What to work on: Find each line with "that" and copy it.

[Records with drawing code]
>> start
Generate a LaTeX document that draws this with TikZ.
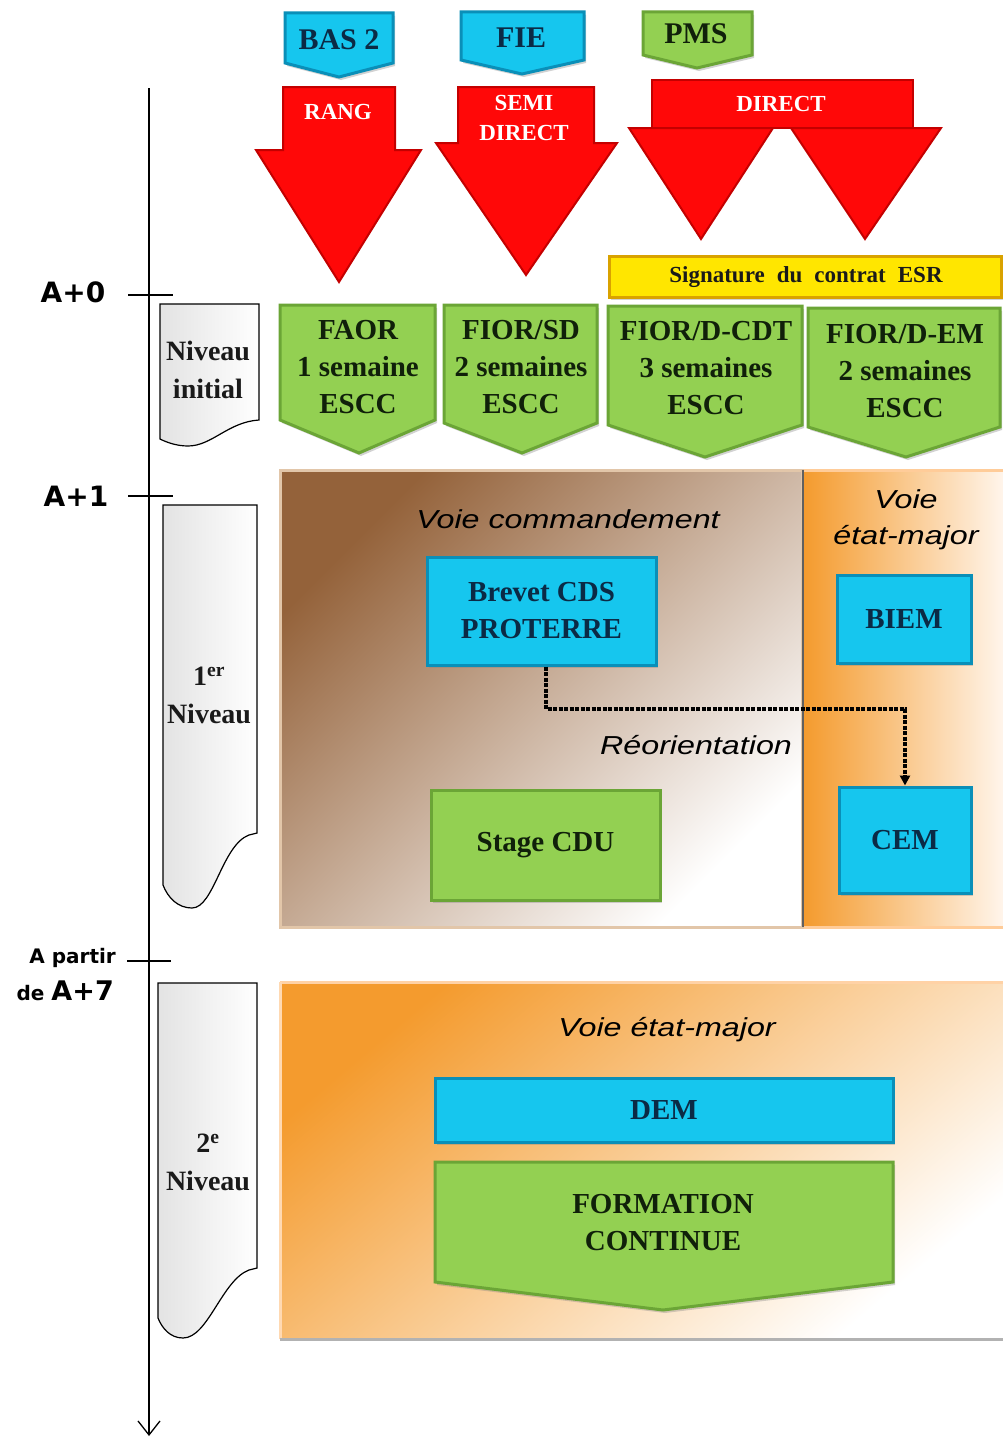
\documentclass[tikz,border=0pt]{standalone}
\usepackage{fontspec}
\setmainfont{Liberation Serif}
\newfontfamily\sansit[FakeStretch=1.24]{Liberation Sans}
\newfontfamily\labfont{DejaVu Sans}
\usetikzlibrary{arrows.meta,shadows}
\definecolor{cyanF}{HTML}{16C6EE}
\definecolor{cyanD}{HTML}{0A8FB8}
\definecolor{cyanT}{HTML}{0B2A45}
\definecolor{greenF}{HTML}{93D052}
\definecolor{greenD}{HTML}{6BA536}
\definecolor{greenT}{HTML}{10200A}
\definecolor{redF}{HTML}{FF0808}
\definecolor{redD}{HTML}{C40000}
\definecolor{yellowF}{HTML}{FFE600}
\definecolor{yellowD}{HTML}{D9A200}
\definecolor{brownA}{HTML}{94623A}
\definecolor{brownM}{HTML}{E2D0C1}
\definecolor{orangeA}{HTML}{F49B2E}
\definecolor{orangeM}{HTML}{FCDDC2}
\definecolor{docT}{HTML}{1A1A1A}
\tikzset{
  cyanbox/.style={fill=cyanF, draw=cyanD, line width=3pt, line join=miter},
  greenbox/.style={fill=greenF, draw=greenD, line width=3pt, line join=miter},
  redshape/.style={fill=redF, draw=redD, line width=2pt, line join=miter},
  yellowbox/.style={fill=yellowF, draw=yellowD, line width=3pt},
  docshape/.style={left color=gray!22, right color=white, draw=black, line width=1.2pt},
  boxshadow/.style={drop shadow={opacity=0.35, shadow xshift=2pt, shadow yshift=-3pt}},
  sertext/.style={font=\fontsize{29}{37}\selectfont\bfseries, align=center, inner sep=0pt},
  tabtext/.style={font=\fontsize{30}{34}\selectfont\bfseries, align=center, inner sep=0pt},
  redtext/.style={font=\fontsize{23}{30}\selectfont\bfseries, align=center, inner sep=0pt, text=white},
  doctext/.style={font=\fontsize{28}{38}\selectfont\bfseries, align=center, inner sep=0pt, text=docT},
  voietext/.style={font=\sansit\itshape\fontsize{26}{36}\selectfont, align=center, inner sep=0pt, text=black},
  axislab/.style={font=\labfont\bfseries\fontsize{28}{32}\selectfont, inner sep=0pt},
  smalllab/.style={font=\labfont\bfseries\fontsize{20}{24}\selectfont, inner sep=0pt},
  axisline/.style={line width=1.3pt, -{Straight Barb[length=14pt,width=22pt,line width=1.3pt]}},
  tickline/.style={line width=1.3pt},
  reoline/.style={line width=3.5pt, dash pattern=on 4pt off 1.5pt, -{Triangle[length=10pt,width=10pt]}},
}
\begin{document}
\begin{tikzpicture}[x=1pt,y=-1pt]
\useasboundingbox (0,0) rectangle (1003,1437);
\fill[white] (0,0) rectangle (1003,1437);

% ---------- timeline axis ----------
\coordinate (axtop) at (149,88);
\coordinate (axbot) at (149,1436);
\draw[axisline] (axtop) -- (axbot);
\draw[tickline] (128,295) -- (173,295);
\draw[tickline] (128,496) -- (173,496);
\draw[tickline] (127,961) -- (171,961);
\node[axislab] (a0) at (73,292) {A+0};
\node[axislab] (a1) at (76,496) {A+1};
\node[smalllab, anchor=east] (apartir) at (116,958) {A partir};
\node[smalllab, anchor=east] (dea7) at (114,991) {de {\fontsize{27}{30}\selectfont A+7}};

% ---------- grey level shapes ----------
\path[docshape] (160,304) -- (259,304) -- (259,420)
  .. controls (228,422) and (212,446) .. (188,446)
  .. controls (176,446) and (166,442) .. (160,439) -- cycle;
\node[doctext] (niv0) at (208,370) {Niveau\\initial};

\path[docshape] (163,505) -- (257,505) -- (257,833) -- (249,835)
  .. controls (222,845) and (214,908) .. (192,908)
  .. controls (178,908) and (168,898) .. (163,885) -- cycle;
\node[doctext] (niv1) at (209,695) {1\textsuperscript{er}\\Niveau};

\path[docshape] (158,983) -- (257,983) -- (257,1268) -- (249,1270)
  .. controls (222,1280) and (208,1338) .. (183,1338)
  .. controls (170,1338) and (162,1328) .. (158,1318) -- cycle;
\node[doctext] (niv2) at (208,1162) {2\textsuperscript{e}\\Niveau};

% ---------- top tabs ----------
\path[cyanbox, boxshadow] (285,13) -- (393,13) -- (393,63) -- (339,77) -- (285,63) -- cycle;
\node[tabtext, text=cyanT] (bas) at (339,40) {BAS 2};
\path[cyanbox, boxshadow] (461,12) -- (584,12) -- (584,60) -- (522,74) -- (461,60) -- cycle;
\node[tabtext, text=cyanT] (fie) at (521,38) {FIE};
\path[greenbox, boxshadow] (643,12) -- (752,12) -- (752,55) -- (697,68) -- (643,55) -- cycle;
\node[tabtext, text=greenT] (pms) at (696,34) {PMS};

% ---------- red arrows ----------
\path[redshape] (283,87) -- (395,87) -- (395,150) -- (421,150) -- (339,282) -- (256,150) -- (283,150) -- cycle;
\node[redtext] (rang) at (338,112) {RANG};
\path[redshape] (458,87) -- (594,87) -- (594,143) -- (617,143) -- (526,275) -- (436,143) -- (458,143) -- cycle;
\node[redtext] (semi) at (524,118) {SEMI\\DIRECT};
\path[redshape] (629,128) -- (773,128) -- (701,239) -- cycle;
\path[redshape] (791,128) -- (941,128) -- (865,239) -- cycle;
\path[redshape] (652,80) rectangle (913,128);
\node[redtext] (direct) at (781,104) {DIRECT};

% ---------- signature bar ----------
\path[yellowbox, boxshadow] (609,256) rectangle (1001,297);
\node[font=\fontsize{23}{28}\selectfont\bfseries, text=docT, inner sep=0pt] (esr) at (806,277)
  {Signature\hspace{12pt}du\hspace{12pt}contrat\hspace{12pt}ESR};

% ---------- initial level pentagons ----------
\path[greenbox, boxshadow] (280,305) -- (435,305) -- (435,420) -- (359,453) -- (280,420) -- cycle;
\node[sertext, text=greenT] (faor) at (358,367) {FAOR\\1 semaine\\ESCC};
\path[greenbox, boxshadow] (444,305) -- (597,305) -- (597,423) -- (522,453) -- (444,423) -- cycle;
\node[sertext, text=greenT] (fiorsd) at (521,367) {FIOR/SD\\2 semaines\\ESCC};
\path[greenbox, boxshadow] (608,306) -- (802,306) -- (802,425) -- (705,457) -- (608,425) -- cycle;
\node[sertext, text=greenT] (fiorcdt) at (706,368) {FIOR/D-CDT\\3 semaines\\ESCC};
\path[greenbox, boxshadow] (808,308) -- (1000,308) -- (1000,427) -- (906,457) -- (808,427) -- cycle;
\node[sertext, text=greenT] (fiorem) at (905,371) {FIOR/D-EM\\2 semaines\\ESCC};

% ---------- first level panels ----------
\shade[top color=brownA, middle color=brownM, bottom color=white, shading angle=45] (280,470) rectangle (802,927);
\draw[draw=brown!45!white, line width=3pt] (280,470) rectangle (802,927);
\shade[left color=orangeA, right color=orange!8!white] (804,470) rectangle (1003,927);
\draw[draw=orange!40!white, line width=3pt] (804,470) -- (1003,470);
\draw[draw=orange!40!white, line width=3pt] (804,927) -- (1003,927);
\draw[gray!75!black, line width=2.5pt] (803,470) -- (803,927);

\node[voietext] (vcmd) at (568,519) {Voie commandement};
\node[voietext] (vem1) at (906,520) {Voie\\état-major};

\node[cyanbox, boxshadow, minimum width=229pt, minimum height=108pt, sertext, text=cyanT] (brevet) at (541.5,611) {Brevet CDS\\PROTERRE};
\node[cyanbox, boxshadow, minimum width=134pt, minimum height=88pt, sertext, text=cyanT] (biem) at (904,619) {BIEM};
\node[cyanbox, boxshadow, minimum width=132pt, minimum height=106pt, sertext, text=cyanT] (cem) at (905,840) {CEM};
\node[greenbox, boxshadow, minimum width=229pt, minimum height=110pt, sertext, text=greenT] (cdu) at (545.5,845) {Stage CDU};

\coordinate (reobend) at (905,709);
\draw[reoline] ([xshift=4.5pt]brevet.south) |- (reobend) -- (cem.north);
\node[voietext] (reo) at (696,745) {Réorientation};

% ---------- second level panel ----------
\shade[top color=orangeA, middle color=orangeM, bottom color=white, shading angle=40] (280,982) rectangle (1003,1339);
\draw[draw=orange!35!white, line width=3pt] (280,982) -- (1003,982);
\draw[draw=orange!30!white, line width=3pt] (280,982) -- (280,1339);
\draw[draw=gray!60, line width=3pt] (280,1339) -- (1003,1339);

\node[voietext] (vem2) at (667,1030) {Voie état-major};
\node[cyanbox, boxshadow, minimum width=458pt, minimum height=64pt, sertext, text=cyanT] (dem) at (664,1110) {DEM};
\path[greenbox, boxshadow] (435,1162) -- (893,1162) -- (893,1282) -- (663,1310) -- (435,1282) -- cycle;
\node[sertext, text=greenT] (fc) at (663,1223) {FORMATION\\CONTINUE};
\end{tikzpicture}
\end{document}
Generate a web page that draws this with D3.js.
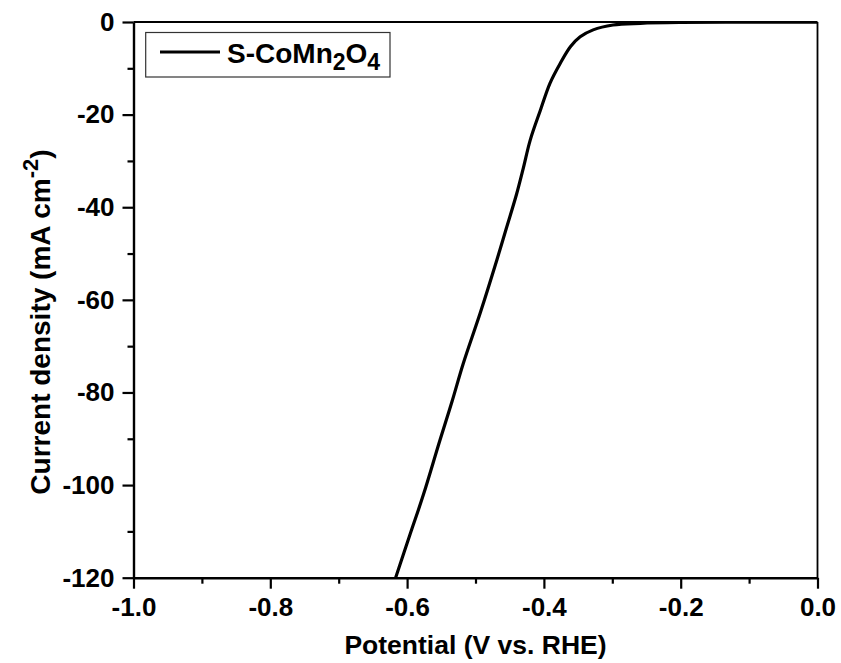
<!DOCTYPE html>
<html><head><meta charset="utf-8">
<script src="https://cdn.jsdelivr.net/npm/d3@7"></script>
<style>body{margin:0;background:#fff}svg{display:block}text{font-family:"Liberation Sans",Arial,sans-serif;font-weight:bold;fill:#000}</style>
</head><body>
<script>
const potential = [-0.617, -0.596, -0.576, -0.552, -0.534, -0.518, -0.493, -0.469, -0.455, -0.440, -0.430, -0.420, -0.405, -0.391, -0.376, -0.361, -0.347, -0.328, -0.299, -0.259, -0.20, -0.10, 0.0];
const current = [-120.1, -110.8, -102.0, -90.3, -81.8, -73.8, -62.8, -51.5, -44.6, -37.2, -31.5, -25.5, -19.0, -13.2, -8.9, -5.3, -3.2, -1.7, -0.65, -0.28, -0.10, -0.05, -0.02];
const xTicks = [-1.0, -0.8, -0.6, -0.4, -0.2, 0.0];
const xMinor = [-0.9, -0.7, -0.5, -0.3, -0.1];
const yTicks = [0, -20, -40, -60, -80, -100, -120];
const yMinor = [-10, -30, -50, -70, -90, -110];
const seriesName = "S-CoMn";

const W = 841, H = 663;
const L = 133.5, R = 817.5, T = 22, B = 577.7;
const svg = d3.select("body").append("svg").attr("width", W).attr("height", H);
const x = d3.scaleLinear().domain([-1, 0]).range([L, R]);
const y = d3.scaleLinear().domain([-120, 0]).range([B, T]);

svg.append("defs").append("clipPath").attr("id","clip").append("rect")
  .attr("x", L).attr("y", T).attr("width", R-L).attr("height", B-T);

// frame top/right
svg.append("line").attr("x1", L).attr("x2", R).attr("y1", T).attr("y2", T).attr("stroke","#000").attr("stroke-width",1.8);
svg.append("line").attr("x1", R).attr("x2", R).attr("y1", T).attr("y2", B).attr("stroke","#000").attr("stroke-width",1.8);

const fmtX = d3.format(".1f");
const gx = svg.append("g").attr("transform", `translate(0,${B})`)
  .call(d3.axisBottom(x).tickValues(xTicks).tickFormat(d => fmtX(d).replace("−","-")).tickSize(11).tickSizeOuter(0).tickPadding(9));
const gxm = svg.append("g").attr("transform", `translate(0,${B})`)
  .call(d3.axisBottom(x).tickValues(xMinor).tickFormat("").tickSize(6).tickSizeOuter(0));
const gy = svg.append("g").attr("transform", `translate(${L},0)`)
  .call(d3.axisLeft(y).tickValues(yTicks).tickFormat(d => String(d)).tickSize(11).tickSizeOuter(0).tickPadding(8));
const gym = svg.append("g").attr("transform", `translate(${L},0)`)
  .call(d3.axisLeft(y).tickValues(yMinor).tickFormat("").tickSize(6).tickSizeOuter(0));
[gx, gxm, gy, gym].forEach(g => {
  g.selectAll(".domain").attr("stroke","#000").attr("stroke-width",2.4);
  g.selectAll(".tick line").attr("stroke","#000").attr("stroke-width",2.2);
  g.selectAll(".tick text").style("font-size","26px").attr("fill","#000");
});
gym.select(".domain").remove(); gxm.select(".domain").remove();

// curve
const line = d3.line().x((d,i)=>x(potential[i])).y((d,i)=>y(current[i])).curve(d3.curveCatmullRom.alpha(0.5));
svg.append("path").datum(current).attr("d", line).attr("clip-path","url(#clip)")
  .attr("fill","none").attr("stroke","#000").attr("stroke-width",3.2).attr("stroke-linejoin","round");

// axis titles
svg.append("text").attr("x", (L+R)/2).attr("y", 654).attr("text-anchor","middle").style("font-size","26.5px")
  .text("Potential (V vs. RHE)");
const yt = svg.append("text").attr("transform", `translate(50,322) rotate(-90)`).attr("text-anchor","middle").style("font-size","28px");
yt.append("tspan").text("Current density (mA cm");
yt.append("tspan").attr("dy",-12).style("font-size","22px").text("-2");
yt.append("tspan").attr("dy",12).text(")");

// legend
svg.append("rect").attr("x",145.7).attr("y",32.5).attr("width",244.3).attr("height",44.5)
  .attr("fill","#fff").attr("stroke","#333").attr("stroke-width",1.2);
svg.append("line").attr("x1",160).attr("x2",220).attr("y1",52).attr("y2",52).attr("stroke","#000").attr("stroke-width",3.2);
const lt = svg.append("text").attr("x",227).attr("y",63).style("font-size","28px");
lt.append("tspan").text(seriesName);
lt.append("tspan").attr("dy",7).style("font-size","23px").text("2");
lt.append("tspan").attr("dy",-7).text("O");
lt.append("tspan").attr("dy",7).style("font-size","23px").text("4");
</script>
</body></html>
>> end
Complete response:
Generate a LaTeX document that draws this with TikZ.
Generate a web page that draws this with D3.js.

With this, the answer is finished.